The links between participation in crime and terrorism are evident in the profiles of the European-born terrorists of 2014 and 2015. A terrorist involved in the attack on Charlie Hebdo had traded in counterfeit trainers and cigarettes. Amedy Coulibaly, who slaughtered people at the kosher supermarket, had an extensive violent criminal record, and the thwarted attacker of the Thalys train was a long-term small-scale drug trafficker.

The Belgian Jewish museum attacker, Mehdi Nemmouche, had been imprisoned for robbery. The November attackers have similar criminal histories: Omar Ismael Mostefai, the first identified terrorist in Paris, had eight convictions for petty crime between 2004 and 2010; and the alleged mastermind of the plot, Abdelhamid Abaaoud had committed similar offences. With this capacity to fund themselves through crime, European terrorism presently is not entirely homegrown, but important elements appear to be locally funded. Therefore, curbing these funding sources is key to counter-terrorism.

Cutting off the funding of Isis in the Middle East may diminish the risk of terrorism in Europe, but that is not sufficient.

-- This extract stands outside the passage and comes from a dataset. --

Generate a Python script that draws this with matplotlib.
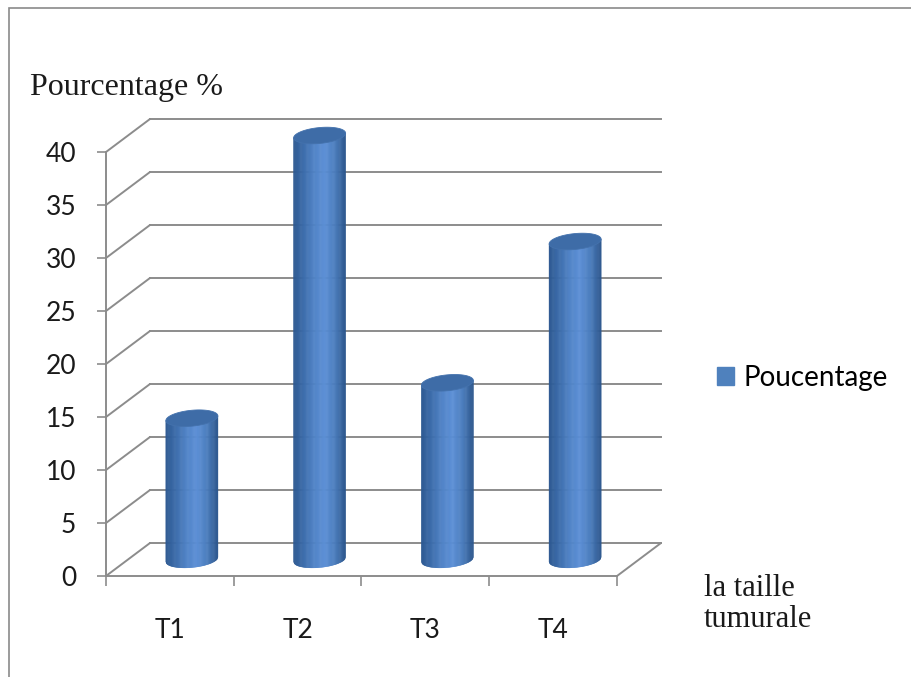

To effectively counter terrorist financing we must prioritise the illicit markets and small criminal offences that are often overlooked by law enforcement but are the lifeblood of sponsored terrorism in Europe.

Italy has shown it can be done, having identified the criminal funding of terrorism three decades ago. But many continental European countries have yet to adopt the major operational and structural changes needed to address this hybrid threat.